**The problem:** Output all the material that follows, exactly as given.
--------
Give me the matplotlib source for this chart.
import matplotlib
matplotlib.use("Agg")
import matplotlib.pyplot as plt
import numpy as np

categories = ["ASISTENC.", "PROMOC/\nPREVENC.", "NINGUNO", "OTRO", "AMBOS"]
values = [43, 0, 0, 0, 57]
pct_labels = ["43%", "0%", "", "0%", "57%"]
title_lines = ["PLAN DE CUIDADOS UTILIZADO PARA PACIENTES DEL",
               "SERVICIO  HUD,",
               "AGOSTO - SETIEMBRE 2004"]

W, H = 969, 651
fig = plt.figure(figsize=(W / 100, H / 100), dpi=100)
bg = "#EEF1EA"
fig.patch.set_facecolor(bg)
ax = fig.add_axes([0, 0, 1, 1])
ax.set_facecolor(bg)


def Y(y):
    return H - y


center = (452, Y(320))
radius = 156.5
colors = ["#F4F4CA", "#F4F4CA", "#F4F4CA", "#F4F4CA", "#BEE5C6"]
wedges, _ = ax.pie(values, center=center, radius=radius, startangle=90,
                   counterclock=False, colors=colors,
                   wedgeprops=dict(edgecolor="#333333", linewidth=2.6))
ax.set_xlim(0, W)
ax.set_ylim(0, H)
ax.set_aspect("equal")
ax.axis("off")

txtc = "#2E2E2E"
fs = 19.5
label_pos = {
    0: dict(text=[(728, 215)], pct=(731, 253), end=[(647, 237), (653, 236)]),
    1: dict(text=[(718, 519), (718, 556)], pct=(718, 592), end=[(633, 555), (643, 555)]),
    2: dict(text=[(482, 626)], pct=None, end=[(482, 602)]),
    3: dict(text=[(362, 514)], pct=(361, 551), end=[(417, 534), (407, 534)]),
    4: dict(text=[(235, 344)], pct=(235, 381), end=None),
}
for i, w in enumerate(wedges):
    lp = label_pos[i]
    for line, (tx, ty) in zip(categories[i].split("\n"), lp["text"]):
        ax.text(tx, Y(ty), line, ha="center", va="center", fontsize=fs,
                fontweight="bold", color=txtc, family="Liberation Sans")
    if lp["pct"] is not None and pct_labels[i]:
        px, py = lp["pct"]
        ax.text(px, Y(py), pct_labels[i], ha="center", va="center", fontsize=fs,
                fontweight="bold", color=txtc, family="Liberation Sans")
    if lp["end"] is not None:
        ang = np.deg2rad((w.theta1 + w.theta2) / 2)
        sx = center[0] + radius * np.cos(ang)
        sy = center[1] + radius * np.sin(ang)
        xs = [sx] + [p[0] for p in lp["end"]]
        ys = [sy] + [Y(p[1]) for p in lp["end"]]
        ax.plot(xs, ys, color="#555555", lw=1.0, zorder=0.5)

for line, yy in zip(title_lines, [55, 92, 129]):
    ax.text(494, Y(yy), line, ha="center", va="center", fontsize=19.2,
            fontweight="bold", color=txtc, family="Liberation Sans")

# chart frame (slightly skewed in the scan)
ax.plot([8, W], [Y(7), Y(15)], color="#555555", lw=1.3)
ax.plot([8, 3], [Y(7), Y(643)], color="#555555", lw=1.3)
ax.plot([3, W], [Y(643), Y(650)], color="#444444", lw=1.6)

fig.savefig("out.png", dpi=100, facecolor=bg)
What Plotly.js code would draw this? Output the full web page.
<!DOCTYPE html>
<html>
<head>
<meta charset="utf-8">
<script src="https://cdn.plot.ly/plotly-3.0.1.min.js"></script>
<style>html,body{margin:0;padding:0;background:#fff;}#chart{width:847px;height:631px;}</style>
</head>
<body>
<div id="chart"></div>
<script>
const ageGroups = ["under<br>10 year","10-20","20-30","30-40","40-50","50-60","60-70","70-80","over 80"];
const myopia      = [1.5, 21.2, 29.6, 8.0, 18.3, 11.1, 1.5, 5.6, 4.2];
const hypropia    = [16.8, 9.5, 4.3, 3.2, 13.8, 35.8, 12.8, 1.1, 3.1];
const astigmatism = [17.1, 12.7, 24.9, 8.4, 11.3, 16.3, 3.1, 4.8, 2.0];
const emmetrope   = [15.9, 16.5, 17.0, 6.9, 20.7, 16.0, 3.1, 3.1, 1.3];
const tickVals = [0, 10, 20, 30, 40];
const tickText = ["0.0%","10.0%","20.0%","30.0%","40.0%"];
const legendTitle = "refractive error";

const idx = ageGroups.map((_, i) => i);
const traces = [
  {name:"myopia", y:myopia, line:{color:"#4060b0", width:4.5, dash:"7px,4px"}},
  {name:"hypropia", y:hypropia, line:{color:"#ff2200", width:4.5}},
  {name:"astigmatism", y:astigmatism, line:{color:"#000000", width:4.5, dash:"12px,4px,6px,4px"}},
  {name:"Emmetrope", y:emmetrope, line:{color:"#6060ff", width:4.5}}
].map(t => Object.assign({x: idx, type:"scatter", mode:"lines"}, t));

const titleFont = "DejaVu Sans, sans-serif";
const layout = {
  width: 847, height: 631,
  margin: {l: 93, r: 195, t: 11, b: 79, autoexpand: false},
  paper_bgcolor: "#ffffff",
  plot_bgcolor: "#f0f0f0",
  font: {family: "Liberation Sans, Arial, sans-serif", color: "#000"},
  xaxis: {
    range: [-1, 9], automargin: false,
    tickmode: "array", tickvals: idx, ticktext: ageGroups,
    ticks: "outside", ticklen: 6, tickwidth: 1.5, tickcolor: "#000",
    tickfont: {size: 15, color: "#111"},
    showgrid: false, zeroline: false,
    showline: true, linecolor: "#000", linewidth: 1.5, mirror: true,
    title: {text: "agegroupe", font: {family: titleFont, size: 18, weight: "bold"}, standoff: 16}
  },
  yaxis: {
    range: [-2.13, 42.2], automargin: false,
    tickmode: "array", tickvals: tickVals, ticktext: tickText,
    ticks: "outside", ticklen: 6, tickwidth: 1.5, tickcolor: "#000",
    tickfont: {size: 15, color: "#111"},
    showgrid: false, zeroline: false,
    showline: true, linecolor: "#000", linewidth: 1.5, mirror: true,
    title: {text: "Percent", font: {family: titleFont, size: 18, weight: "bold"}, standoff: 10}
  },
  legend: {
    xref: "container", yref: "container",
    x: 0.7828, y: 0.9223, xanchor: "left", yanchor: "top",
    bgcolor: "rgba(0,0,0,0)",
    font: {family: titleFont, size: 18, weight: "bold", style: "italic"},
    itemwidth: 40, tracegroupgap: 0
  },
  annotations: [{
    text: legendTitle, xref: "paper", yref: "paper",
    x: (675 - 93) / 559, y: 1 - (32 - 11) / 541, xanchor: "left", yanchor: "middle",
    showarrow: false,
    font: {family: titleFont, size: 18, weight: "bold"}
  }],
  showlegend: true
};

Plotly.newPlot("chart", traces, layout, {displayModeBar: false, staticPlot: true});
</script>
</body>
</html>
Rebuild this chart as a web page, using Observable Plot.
--------
**In response:**
Give me the matplotlib source for this chart.
import matplotlib
matplotlib.use("Agg")
import matplotlib.pyplot as plt
import numpy as np

categories = ["ASISTENC.", "PROMOC/\nPREVENC.", "NINGUNO", "OTRO", "AMBOS"]
values = [43, 0, 0, 0, 57]
pct_labels = ["43%", "0%", "", "0%", "57%"]
title_lines = ["PLAN DE CUIDADOS UTILIZADO PARA PACIENTES DEL",
               "SERVICIO  HUD,",
               "AGOSTO - SETIEMBRE 2004"]

W, H = 969, 651
fig = plt.figure(figsize=(W / 100, H / 100), dpi=100)
bg = "#EEF1EA"
fig.patch.set_facecolor(bg)
ax = fig.add_axes([0, 0, 1, 1])
ax.set_facecolor(bg)


def Y(y):
    return H - y


center = (452, Y(320))
radius = 156.5
colors = ["#F4F4CA", "#F4F4CA", "#F4F4CA", "#F4F4CA", "#BEE5C6"]
wedges, _ = ax.pie(values, center=center, radius=radius, startangle=90,
                   counterclock=False, colors=colors,
                   wedgeprops=dict(edgecolor="#333333", linewidth=2.6))
ax.set_xlim(0, W)
ax.set_ylim(0, H)
ax.set_aspect("equal")
ax.axis("off")

txtc = "#2E2E2E"
fs = 19.5
label_pos = {
    0: dict(text=[(728, 215)], pct=(731, 253), end=[(647, 237), (653, 236)]),
    1: dict(text=[(718, 519), (718, 556)], pct=(718, 592), end=[(633, 555), (643, 555)]),
    2: dict(text=[(482, 626)], pct=None, end=[(482, 602)]),
    3: dict(text=[(362, 514)], pct=(361, 551), end=[(417, 534), (407, 534)]),
    4: dict(text=[(235, 344)], pct=(235, 381), end=None),
}
for i, w in enumerate(wedges):
    lp = label_pos[i]
    for line, (tx, ty) in zip(categories[i].split("\n"), lp["text"]):
        ax.text(tx, Y(ty), line, ha="center", va="center", fontsize=fs,
                fontweight="bold", color=txtc, family="Liberation Sans")
    if lp["pct"] is not None and pct_labels[i]:
        px, py = lp["pct"]
        ax.text(px, Y(py), pct_labels[i], ha="center", va="center", fontsize=fs,
                fontweight="bold", color=txtc, family="Liberation Sans")
    if lp["end"] is not None:
        ang = np.deg2rad((w.theta1 + w.theta2) / 2)
        sx = center[0] + radius * np.cos(ang)
        sy = center[1] + radius * np.sin(ang)
        xs = [sx] + [p[0] for p in lp["end"]]
        ys = [sy] + [Y(p[1]) for p in lp["end"]]
        ax.plot(xs, ys, color="#555555", lw=1.0, zorder=0.5)

for line, yy in zip(title_lines, [55, 92, 129]):
    ax.text(494, Y(yy), line, ha="center", va="center", fontsize=19.2,
            fontweight="bold", color=txtc, family="Liberation Sans")

# chart frame (slightly skewed in the scan)
ax.plot([8, W], [Y(7), Y(15)], color="#555555", lw=1.3)
ax.plot([8, 3], [Y(7), Y(643)], color="#555555", lw=1.3)
ax.plot([3, W], [Y(643), Y(650)], color="#444444", lw=1.6)

fig.savefig("out.png", dpi=100, facecolor=bg)
What Plotly.js code would draw this? Output the full web page.
<!DOCTYPE html>
<html>
<head>
<meta charset="utf-8">
<script src="https://cdn.plot.ly/plotly-3.0.1.min.js"></script>
<style>html,body{margin:0;padding:0;background:#fff;}#chart{width:847px;height:631px;}</style>
</head>
<body>
<div id="chart"></div>
<script>
const ageGroups = ["under<br>10 year","10-20","20-30","30-40","40-50","50-60","60-70","70-80","over 80"];
const myopia      = [1.5, 21.2, 29.6, 8.0, 18.3, 11.1, 1.5, 5.6, 4.2];
const hypropia    = [16.8, 9.5, 4.3, 3.2, 13.8, 35.8, 12.8, 1.1, 3.1];
const astigmatism = [17.1, 12.7, 24.9, 8.4, 11.3, 16.3, 3.1, 4.8, 2.0];
const emmetrope   = [15.9, 16.5, 17.0, 6.9, 20.7, 16.0, 3.1, 3.1, 1.3];
const tickVals = [0, 10, 20, 30, 40];
const tickText = ["0.0%","10.0%","20.0%","30.0%","40.0%"];
const legendTitle = "refractive error";

const idx = ageGroups.map((_, i) => i);
const traces = [
  {name:"myopia", y:myopia, line:{color:"#4060b0", width:4.5, dash:"7px,4px"}},
  {name:"hypropia", y:hypropia, line:{color:"#ff2200", width:4.5}},
  {name:"astigmatism", y:astigmatism, line:{color:"#000000", width:4.5, dash:"12px,4px,6px,4px"}},
  {name:"Emmetrope", y:emmetrope, line:{color:"#6060ff", width:4.5}}
].map(t => Object.assign({x: idx, type:"scatter", mode:"lines"}, t));

const titleFont = "DejaVu Sans, sans-serif";
const layout = {
  width: 847, height: 631,
  margin: {l: 93, r: 195, t: 11, b: 79, autoexpand: false},
  paper_bgcolor: "#ffffff",
  plot_bgcolor: "#f0f0f0",
  font: {family: "Liberation Sans, Arial, sans-serif", color: "#000"},
  xaxis: {
    range: [-1, 9], automargin: false,
    tickmode: "array", tickvals: idx, ticktext: ageGroups,
    ticks: "outside", ticklen: 6, tickwidth: 1.5, tickcolor: "#000",
    tickfont: {size: 15, color: "#111"},
    showgrid: false, zeroline: false,
    showline: true, linecolor: "#000", linewidth: 1.5, mirror: true,
    title: {text: "agegroupe", font: {family: titleFont, size: 18, weight: "bold"}, standoff: 16}
  },
  yaxis: {
    range: [-2.13, 42.2], automargin: false,
    tickmode: "array", tickvals: tickVals, ticktext: tickText,
    ticks: "outside", ticklen: 6, tickwidth: 1.5, tickcolor: "#000",
    tickfont: {size: 15, color: "#111"},
    showgrid: false, zeroline: false,
    showline: true, linecolor: "#000", linewidth: 1.5, mirror: true,
    title: {text: "Percent", font: {family: titleFont, size: 18, weight: "bold"}, standoff: 10}
  },
  legend: {
    xref: "container", yref: "container",
    x: 0.7828, y: 0.9223, xanchor: "left", yanchor: "top",
    bgcolor: "rgba(0,0,0,0)",
    font: {family: titleFont, size: 18, weight: "bold", style: "italic"},
    itemwidth: 40, tracegroupgap: 0
  },
  annotations: [{
    text: legendTitle, xref: "paper", yref: "paper",
    x: (675 - 93) / 559, y: 1 - (32 - 11) / 541, xanchor: "left", yanchor: "middle",
    showarrow: false,
    font: {family: titleFont, size: 18, weight: "bold"}
  }],
  showlegend: true
};

Plotly.newPlot("chart", traces, layout, {displayModeBar: false, staticPlot: true});
</script>
</body>
</html>
Rebuild this chart as a web page, using Observable Plot.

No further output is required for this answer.